STORED DATA:
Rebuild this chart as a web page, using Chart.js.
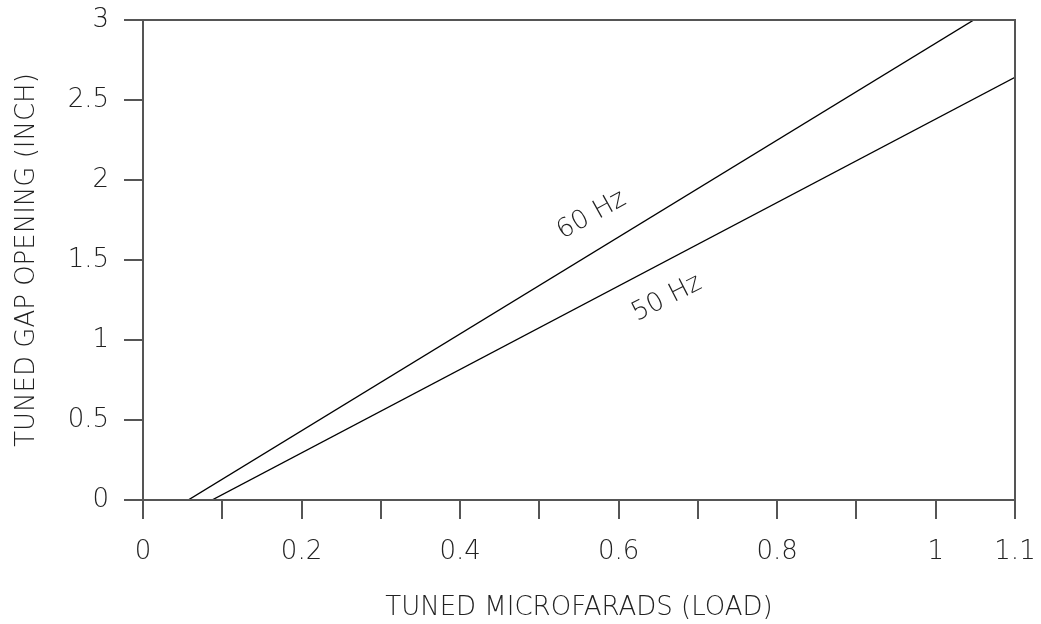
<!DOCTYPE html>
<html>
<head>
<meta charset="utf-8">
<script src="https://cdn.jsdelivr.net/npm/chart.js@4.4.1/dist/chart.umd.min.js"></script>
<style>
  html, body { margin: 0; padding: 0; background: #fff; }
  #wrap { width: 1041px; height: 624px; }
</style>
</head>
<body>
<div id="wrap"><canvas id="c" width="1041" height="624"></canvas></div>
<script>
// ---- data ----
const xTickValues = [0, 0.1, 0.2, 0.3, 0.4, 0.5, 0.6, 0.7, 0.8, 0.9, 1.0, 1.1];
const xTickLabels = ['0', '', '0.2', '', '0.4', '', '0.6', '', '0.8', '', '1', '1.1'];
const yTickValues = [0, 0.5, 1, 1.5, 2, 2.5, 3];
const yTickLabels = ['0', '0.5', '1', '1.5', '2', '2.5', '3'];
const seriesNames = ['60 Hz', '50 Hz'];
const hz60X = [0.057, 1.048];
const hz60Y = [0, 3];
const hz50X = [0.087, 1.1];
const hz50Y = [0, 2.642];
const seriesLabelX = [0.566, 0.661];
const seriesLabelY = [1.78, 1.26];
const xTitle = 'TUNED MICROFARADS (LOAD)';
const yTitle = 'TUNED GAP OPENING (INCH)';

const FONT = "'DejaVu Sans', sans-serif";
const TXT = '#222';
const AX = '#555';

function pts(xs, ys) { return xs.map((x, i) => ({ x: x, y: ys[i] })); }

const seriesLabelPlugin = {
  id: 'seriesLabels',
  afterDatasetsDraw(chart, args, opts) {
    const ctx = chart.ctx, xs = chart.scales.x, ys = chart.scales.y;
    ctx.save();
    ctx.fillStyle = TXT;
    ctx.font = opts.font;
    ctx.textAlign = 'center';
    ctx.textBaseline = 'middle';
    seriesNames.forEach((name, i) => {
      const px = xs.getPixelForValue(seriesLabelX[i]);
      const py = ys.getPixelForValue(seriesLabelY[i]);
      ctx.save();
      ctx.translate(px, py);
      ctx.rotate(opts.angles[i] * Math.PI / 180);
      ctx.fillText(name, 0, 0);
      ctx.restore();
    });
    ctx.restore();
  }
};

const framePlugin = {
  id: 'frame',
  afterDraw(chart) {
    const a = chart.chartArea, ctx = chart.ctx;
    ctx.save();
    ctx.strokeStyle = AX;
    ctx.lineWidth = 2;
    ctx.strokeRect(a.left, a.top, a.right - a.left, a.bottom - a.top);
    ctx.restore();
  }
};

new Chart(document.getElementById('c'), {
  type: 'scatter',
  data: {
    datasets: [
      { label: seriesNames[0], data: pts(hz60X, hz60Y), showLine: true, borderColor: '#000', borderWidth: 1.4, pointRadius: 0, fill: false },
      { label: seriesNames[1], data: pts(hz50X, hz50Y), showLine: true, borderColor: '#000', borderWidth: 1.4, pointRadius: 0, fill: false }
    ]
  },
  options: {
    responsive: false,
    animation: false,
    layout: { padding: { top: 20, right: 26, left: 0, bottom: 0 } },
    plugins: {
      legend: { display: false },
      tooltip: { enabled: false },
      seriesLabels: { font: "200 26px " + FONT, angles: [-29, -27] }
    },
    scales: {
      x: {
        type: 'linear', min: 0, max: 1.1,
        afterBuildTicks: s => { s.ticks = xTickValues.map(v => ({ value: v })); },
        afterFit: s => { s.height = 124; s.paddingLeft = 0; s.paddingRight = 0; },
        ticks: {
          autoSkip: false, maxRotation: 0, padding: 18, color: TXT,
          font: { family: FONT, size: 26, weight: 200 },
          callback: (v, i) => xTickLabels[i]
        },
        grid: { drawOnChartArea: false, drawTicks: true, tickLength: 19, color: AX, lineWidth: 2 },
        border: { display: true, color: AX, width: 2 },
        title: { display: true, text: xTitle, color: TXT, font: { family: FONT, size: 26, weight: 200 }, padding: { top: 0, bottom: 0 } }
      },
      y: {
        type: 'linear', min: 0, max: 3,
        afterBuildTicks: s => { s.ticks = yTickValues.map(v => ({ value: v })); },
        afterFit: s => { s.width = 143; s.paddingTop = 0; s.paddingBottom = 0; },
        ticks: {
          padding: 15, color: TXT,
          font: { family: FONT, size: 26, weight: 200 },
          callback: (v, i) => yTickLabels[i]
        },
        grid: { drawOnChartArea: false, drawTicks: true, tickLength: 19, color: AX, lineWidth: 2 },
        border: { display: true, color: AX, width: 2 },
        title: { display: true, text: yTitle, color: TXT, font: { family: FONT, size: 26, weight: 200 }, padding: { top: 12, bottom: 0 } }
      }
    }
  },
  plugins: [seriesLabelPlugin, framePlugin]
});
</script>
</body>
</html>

WRITTEN REQUEST: Every line of text is to be repeated exactly; pictures are left out.

PROBLEM SOLUTION:
Rebuild this chart as a web page, using Chart.js.
<!DOCTYPE html>
<html>
<head>
<meta charset="utf-8">
<script src="https://cdn.jsdelivr.net/npm/chart.js@4.4.1/dist/chart.umd.min.js"></script>
<style>
  html, body { margin: 0; padding: 0; background: #fff; }
  #wrap { width: 1041px; height: 624px; }
</style>
</head>
<body>
<div id="wrap"><canvas id="c" width="1041" height="624"></canvas></div>
<script>
// ---- data ----
const xTickValues = [0, 0.1, 0.2, 0.3, 0.4, 0.5, 0.6, 0.7, 0.8, 0.9, 1.0, 1.1];
const xTickLabels = ['0', '', '0.2', '', '0.4', '', '0.6', '', '0.8', '', '1', '1.1'];
const yTickValues = [0, 0.5, 1, 1.5, 2, 2.5, 3];
const yTickLabels = ['0', '0.5', '1', '1.5', '2', '2.5', '3'];
const seriesNames = ['60 Hz', '50 Hz'];
const hz60X = [0.057, 1.048];
const hz60Y = [0, 3];
const hz50X = [0.087, 1.1];
const hz50Y = [0, 2.642];
const seriesLabelX = [0.566, 0.661];
const seriesLabelY = [1.78, 1.26];
const xTitle = 'TUNED MICROFARADS (LOAD)';
const yTitle = 'TUNED GAP OPENING (INCH)';

const FONT = "'DejaVu Sans', sans-serif";
const TXT = '#222';
const AX = '#555';

function pts(xs, ys) { return xs.map((x, i) => ({ x: x, y: ys[i] })); }

const seriesLabelPlugin = {
  id: 'seriesLabels',
  afterDatasetsDraw(chart, args, opts) {
    const ctx = chart.ctx, xs = chart.scales.x, ys = chart.scales.y;
    ctx.save();
    ctx.fillStyle = TXT;
    ctx.font = opts.font;
    ctx.textAlign = 'center';
    ctx.textBaseline = 'middle';
    seriesNames.forEach((name, i) => {
      const px = xs.getPixelForValue(seriesLabelX[i]);
      const py = ys.getPixelForValue(seriesLabelY[i]);
      ctx.save();
      ctx.translate(px, py);
      ctx.rotate(opts.angles[i] * Math.PI / 180);
      ctx.fillText(name, 0, 0);
      ctx.restore();
    });
    ctx.restore();
  }
};

const framePlugin = {
  id: 'frame',
  afterDraw(chart) {
    const a = chart.chartArea, ctx = chart.ctx;
    ctx.save();
    ctx.strokeStyle = AX;
    ctx.lineWidth = 2;
    ctx.strokeRect(a.left, a.top, a.right - a.left, a.bottom - a.top);
    ctx.restore();
  }
};

new Chart(document.getElementById('c'), {
  type: 'scatter',
  data: {
    datasets: [
      { label: seriesNames[0], data: pts(hz60X, hz60Y), showLine: true, borderColor: '#000', borderWidth: 1.4, pointRadius: 0, fill: false },
      { label: seriesNames[1], data: pts(hz50X, hz50Y), showLine: true, borderColor: '#000', borderWidth: 1.4, pointRadius: 0, fill: false }
    ]
  },
  options: {
    responsive: false,
    animation: false,
    layout: { padding: { top: 20, right: 26, left: 0, bottom: 0 } },
    plugins: {
      legend: { display: false },
      tooltip: { enabled: false },
      seriesLabels: { font: "200 26px " + FONT, angles: [-29, -27] }
    },
    scales: {
      x: {
        type: 'linear', min: 0, max: 1.1,
        afterBuildTicks: s => { s.ticks = xTickValues.map(v => ({ value: v })); },
        afterFit: s => { s.height = 124; s.paddingLeft = 0; s.paddingRight = 0; },
        ticks: {
          autoSkip: false, maxRotation: 0, padding: 18, color: TXT,
          font: { family: FONT, size: 26, weight: 200 },
          callback: (v, i) => xTickLabels[i]
        },
        grid: { drawOnChartArea: false, drawTicks: true, tickLength: 19, color: AX, lineWidth: 2 },
        border: { display: true, color: AX, width: 2 },
        title: { display: true, text: xTitle, color: TXT, font: { family: FONT, size: 26, weight: 200 }, padding: { top: 0, bottom: 0 } }
      },
      y: {
        type: 'linear', min: 0, max: 3,
        afterBuildTicks: s => { s.ticks = yTickValues.map(v => ({ value: v })); },
        afterFit: s => { s.width = 143; s.paddingTop = 0; s.paddingBottom = 0; },
        ticks: {
          padding: 15, color: TXT,
          font: { family: FONT, size: 26, weight: 200 },
          callback: (v, i) => yTickLabels[i]
        },
        grid: { drawOnChartArea: false, drawTicks: true, tickLength: 19, color: AX, lineWidth: 2 },
        border: { display: true, color: AX, width: 2 },
        title: { display: true, text: yTitle, color: TXT, font: { family: FONT, size: 26, weight: 200 }, padding: { top: 12, bottom: 0 } }
      }
    }
  },
  plugins: [seriesLabelPlugin, framePlugin]
});
</script>
</body>
</html>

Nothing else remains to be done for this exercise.